== Task objective ==
Transcribe each line of the material as it is, and drop any picture.

### Material provided ###

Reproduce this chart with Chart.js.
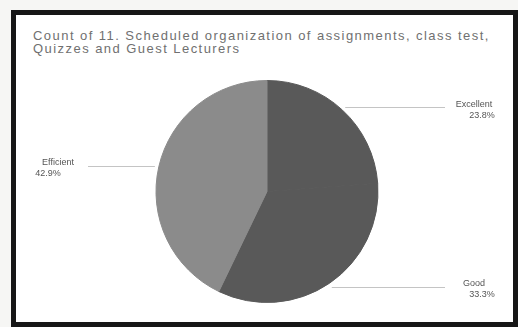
<!DOCTYPE html>
<html>
<head>
<meta charset="utf-8">
<script src="https://cdn.jsdelivr.net/npm/chart.js@4/dist/chart.umd.min.js"></script>
<style>
    html, body { margin: 0; padding: 0; background: #f6f6f4; }
    body { width: 518px; height: 327px; position: relative; overflow: hidden; }
    .frame {
        position: absolute; left: 11px; top: 10px; width: 507px; height: 317px;
        box-sizing: border-box; border: 5px solid #161616; background: #fff;
    }
    .title {
        position: absolute; left: 33px; top: 29px; width: 480px;
        font: 13px "Liberation Sans", Arial, sans-serif; color: #707070;
        letter-spacing: 1.45px; line-height: 13px;
    }
    #chart { position: absolute; left: 0; top: 0; }
</style>
</head>
<body>
<div class="frame"></div>
<div class="title">Count of 11. Scheduled organization of assignments, class test,<br>Quizzes and Guest Lecturers</div>
<canvas id="chart" width="518" height="327"></canvas>
<script>
// ---- dữ liệu ----
const categories = ['Excellent', 'Good', 'Efficient'];
const counts = [5, 7, 9];
const percentLabels = ['23.8%', '33.3%', '42.9%'];
const sliceColors = ['#595959', '#595959', '#8b8b8b'];

// nhãn + đường dẫn kiểu Excel
const leaderLabels = {
    id: 'leaderLabels',
    afterDraw(chart) {
        const ctx = chart.ctx;
        const arcs = chart.getDatasetMeta(0).data;
        ctx.save();
        arcs.forEach((arc, i) => {
            const { x, y, startAngle, endAngle, outerRadius } = arc.getProps(['x', 'y', 'startAngle', 'endAngle', 'outerRadius'], true);
            const a = (startAngle + endAngle) / 2;
            const ex = x + (outerRadius + 4) * Math.cos(a);
            const ey = y + (outerRadius + 4) * Math.sin(a);
            const right = Math.cos(a) >= 0;
            const lineEnd = right ? 445 : 88;
            ctx.strokeStyle = '#c4c4c4';
            ctx.lineWidth = 1;
            ctx.beginPath();
            ctx.moveTo(ex, Math.round(ey) + 0.5);
            ctx.lineTo(lineEnd, Math.round(ey) + 0.5);
            ctx.stroke();

            ctx.fillStyle = '#555';
            ctx.font = '9px "Liberation Sans", Arial, sans-serif';
            ctx.textBaseline = 'middle';
            ctx.textAlign = 'center';
            const cx = right ? 474 : 58;
            ctx.fillText(categories[i], cx, ey - 3);
            ctx.fillText(percentLabels[i], cx + (right ? 8 : -10), ey + 8);
        });
        ctx.restore();
    }
};

new Chart(document.getElementById('chart'), {
    type: 'pie',
    data: {
        labels: categories,
        datasets: [{
            data: counts,
            backgroundColor: sliceColors,
            borderColor: sliceColors,
            borderWidth: 1
        }]
    },
    options: {
        responsive: false,
        animation: false,
        layout: { padding: { top: 80, bottom: 24, left: 150, right: 134 } },
        plugins: {
            legend: { display: false },
            tooltip: { enabled: false }
        }
    },
    plugins: [leaderLabels]
});
</script>
</body>
</html>
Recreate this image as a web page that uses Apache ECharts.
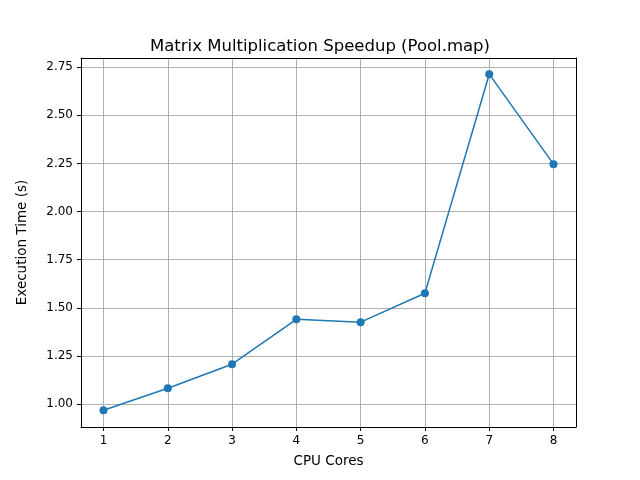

###

== Exercise response ==
Reproduce this chart with Chart.js.
<!DOCTYPE html>
<html>
<head>
<meta charset="utf-8">
<script src="https://cdn.jsdelivr.net/npm/chart.js@4/dist/chart.umd.min.js"></script>
<style>
    html, body { margin: 0; padding: 0; background: #f6f6f4; }
    body { width: 518px; height: 327px; position: relative; overflow: hidden; }
    .frame {
        position: absolute; left: 11px; top: 10px; width: 507px; height: 317px;
        box-sizing: border-box; border: 5px solid #161616; background: #fff;
    }
    .title {
        position: absolute; left: 33px; top: 29px; width: 480px;
        font: 13px "Liberation Sans", Arial, sans-serif; color: #707070;
        letter-spacing: 1.45px; line-height: 13px;
    }
    #chart { position: absolute; left: 0; top: 0; }
</style>
</head>
<body>
<div class="frame"></div>
<div class="title">Count of 11. Scheduled organization of assignments, class test,<br>Quizzes and Guest Lecturers</div>
<canvas id="chart" width="518" height="327"></canvas>
<script>
// ---- dữ liệu ----
const categories = ['Excellent', 'Good', 'Efficient'];
const counts = [5, 7, 9];
const percentLabels = ['23.8%', '33.3%', '42.9%'];
const sliceColors = ['#595959', '#595959', '#8b8b8b'];

// nhãn + đường dẫn kiểu Excel
const leaderLabels = {
    id: 'leaderLabels',
    afterDraw(chart) {
        const ctx = chart.ctx;
        const arcs = chart.getDatasetMeta(0).data;
        ctx.save();
        arcs.forEach((arc, i) => {
            const { x, y, startAngle, endAngle, outerRadius } = arc.getProps(['x', 'y', 'startAngle', 'endAngle', 'outerRadius'], true);
            const a = (startAngle + endAngle) / 2;
            const ex = x + (outerRadius + 4) * Math.cos(a);
            const ey = y + (outerRadius + 4) * Math.sin(a);
            const right = Math.cos(a) >= 0;
            const lineEnd = right ? 445 : 88;
            ctx.strokeStyle = '#c4c4c4';
            ctx.lineWidth = 1;
            ctx.beginPath();
            ctx.moveTo(ex, Math.round(ey) + 0.5);
            ctx.lineTo(lineEnd, Math.round(ey) + 0.5);
            ctx.stroke();

            ctx.fillStyle = '#555';
            ctx.font = '9px "Liberation Sans", Arial, sans-serif';
            ctx.textBaseline = 'middle';
            ctx.textAlign = 'center';
            const cx = right ? 474 : 58;
            ctx.fillText(categories[i], cx, ey - 3);
            ctx.fillText(percentLabels[i], cx + (right ? 8 : -10), ey + 8);
        });
        ctx.restore();
    }
};

new Chart(document.getElementById('chart'), {
    type: 'pie',
    data: {
        labels: categories,
        datasets: [{
            data: counts,
            backgroundColor: sliceColors,
            borderColor: sliceColors,
            borderWidth: 1
        }]
    },
    options: {
        responsive: false,
        animation: false,
        layout: { padding: { top: 80, bottom: 24, left: 150, right: 134 } },
        plugins: {
            legend: { display: false },
            tooltip: { enabled: false }
        }
    },
    plugins: [leaderLabels]
});
</script>
</body>
</html>
Recreate this image as a web page that uses Apache ECharts.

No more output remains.